The following are a few representative arguments that may be made by critics of value-added measures:
- Value-added measures are ethically questionable, unproven, and not yet ready for real-world application. Evidence suggests that there is a significant risk that the measures will misidentify effective teachers as ineffective and ineffective teachers as effective. The potential consequences do not justify the risk.
- Research shows that out-of-school factors could account for up to eighty percent of the variation in student test scores, so it’s highly doubtful that value-added algorithms can accurately and reliably isolate the effect that an individual teacher has on student learning. The contributing issues are just too complex to be reduced to a single mathematical formula. Consequently, teachers are still liable to be blamed for factors that are beyond their control.
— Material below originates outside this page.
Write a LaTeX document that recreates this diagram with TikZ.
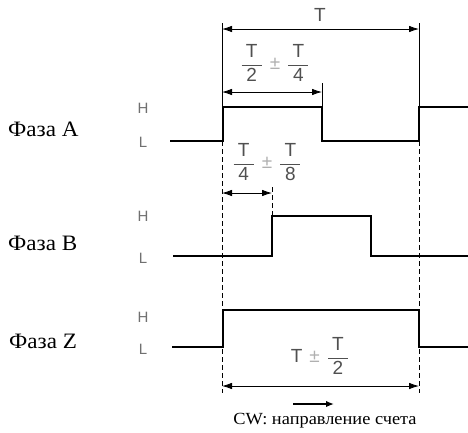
\documentclass[tikz,border=0pt]{standalone}
\usepackage{fontspec}
\setmainfont{Liberation Serif}
\newfontfamily\hel{Liberation Sans}
\usetikzlibrary{arrows.meta}
\definecolor{txtgray}{HTML}{505050}
\definecolor{pmgray}{HTML}{B0B0B0}
\definecolor{hlgray}{HTML}{707070}
\newcommand{\myfr}[2]{$\displaystyle\frac{\makebox[20pt]{\hel #1}}{\makebox[20pt]{\hel #2}}$}
\newcommand{\mypm}{\hspace{7pt}\textcolor{pmgray}{\hel ±}\hspace{7pt}}
\begin{document}
\begin{tikzpicture}[x=1pt,y=-1pt,
  sig/.style={line width=2.2pt,line join=miter},
  dim/.style={line width=0.8pt,{Latex[length=10pt,width=6.5pt]}-{Latex[length=10pt,width=6.5pt]}},
  ext/.style={line width=0.8pt},
  dsh/.style={line width=0.8pt,dash pattern=on 5pt off 3pt},
  phase/.style={font=\fontsize{22}{24}\selectfont,anchor=base west,inner sep=0pt},
  hl/.style={font=\hel\fontsize{15}{17}\selectfont,text=hlgray,inner sep=0pt},
  frac/.style={font=\hel\fontsize{19}{22}\selectfont,text=txtgray,inner sep=0pt},
  captext/.style={font=\fontsize{17}{20}\selectfont,anchor=base,inner sep=0pt}]
\useasboundingbox (0,0) rectangle (468,432);
% key coordinates
\coordinate (t1) at (222,23);  \coordinate (t2) at (419,23);
\coordinate (m1) at (322,83);
\coordinate (d1) at (222,141); \coordinate (d1e) at (222,393);
\coordinate (d2) at (419,141); \coordinate (d2e) at (419,393);
\coordinate (b1) at (272,187); \coordinate (b1e) at (272,216);
% extension lines
\draw[ext] (t1) -- (222,107);
\draw[ext] (t2) -- (419,107);
\draw[ext] (m1) -- (322,107);
\draw[dsh] (d1) -- (d1e);
\draw[dsh] (d2) -- (d2e);
\draw[dsh] (b1) -- (b1e);
% signals
\draw[sig] (170,141) -- (223,141) -- (223,107) -- (322,107) -- (322,141) -- (419,141) -- (419,107) -- (468,107);
\draw[sig] (173,256) -- (272,256) -- (272,216) -- (371,216) -- (371,256) -- (468,256);
\draw[sig,line width=1.9pt] (172,347) -- (223,347) -- (223,310) -- (419,310) -- (419,347) -- (468,347);
% dimension arrows
\coordinate (a1l) at (222,29);  \coordinate (a1r) at (419,29);
\coordinate (a2l) at (222,92);  \coordinate (a2r) at (322,92);
\coordinate (a3l) at (222,193); \coordinate (a3r) at (272,193);
\coordinate (a4l) at (222,386); \coordinate (a4r) at (419,386);
\draw[dim] (a1l) -- (a1r);
\draw[dim] (a2l) -- (a2r);
\draw[dim] (a3l) -- (a3r);
\draw[dim] (a4l) -- (a4r);
% dimension labels
\node[frac] (lT) at (320,15) {T};
\node[frac] (lA) at (275,63) {\myfr{T}{2}\mypm\myfr{T}{4}};
\node[frac] (lB) at (267,162) {\myfr{T}{4}\mypm\myfr{T}{8}};
\node[frac] (lZ) at (320,356) {T\mypm\myfr{T}{2}};
% phase labels
\node[phase] (pA) at (8,136.7) {\scalebox{1.05}[1]{Фаза A}};
\node[phase] (pB) at (8,250) {\scalebox{1.05}[1]{Фаза B}};
\node[phase] (pZ) at (9,348.3) {\scalebox{1.05}[1]{Фаза Z}};
% H/L labels
\node[hl] (hA) at (143,108.5) {H};
\node[hl] (lA2) at (143,142.5) {L};
\node[hl] (hB) at (143,216.7) {H};
\node[hl] (lB2) at (143,258.5) {L};
\node[hl] (hZ) at (143,317) {H};
\node[hl] (lZ2) at (143,349.5) {L};
% direction
\coordinate (cw1) at (293,404); \coordinate (cw2) at (334,404);
\draw[line width=2.4pt,-{Latex[length=8pt,width=6.5pt]}] (cw1) -- (cw2);
\node[captext] (captxt) at (325,424) {\scalebox{1.08}[1]{CW: направление счета}};
\end{tikzpicture}
\end{document}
- The student-performance and testing data used in value-added calculations may be flawed or inaccurate, even if the value-added algorithm is considered sound. Since data can easily become corrupted by numerous factors (see measurement error), it’s ethically questionable to compensate or fire teachers on the basis of numbers that could be inaccurate or misleading.
- Basing teacher evaluations on test data is another high-stakes use of test results, and the method will likely contribute to or exacerbate the same problems associated with high-stakes testing, including cheating and teaching students only the narrow range of material evaluated on tests.
- Value-added scores for individual teachers can vary widely from year to year, rating them as excellent one year and ineffective the next, even when the teaching strategies they use remain consistent—which suggests that value-added measures can be imprecise or misrepresentative, with potentially significant consequences for teachers.
- Student-growth measures should not be used to rate teachers because they do not attempt to control for other influences on student achievement.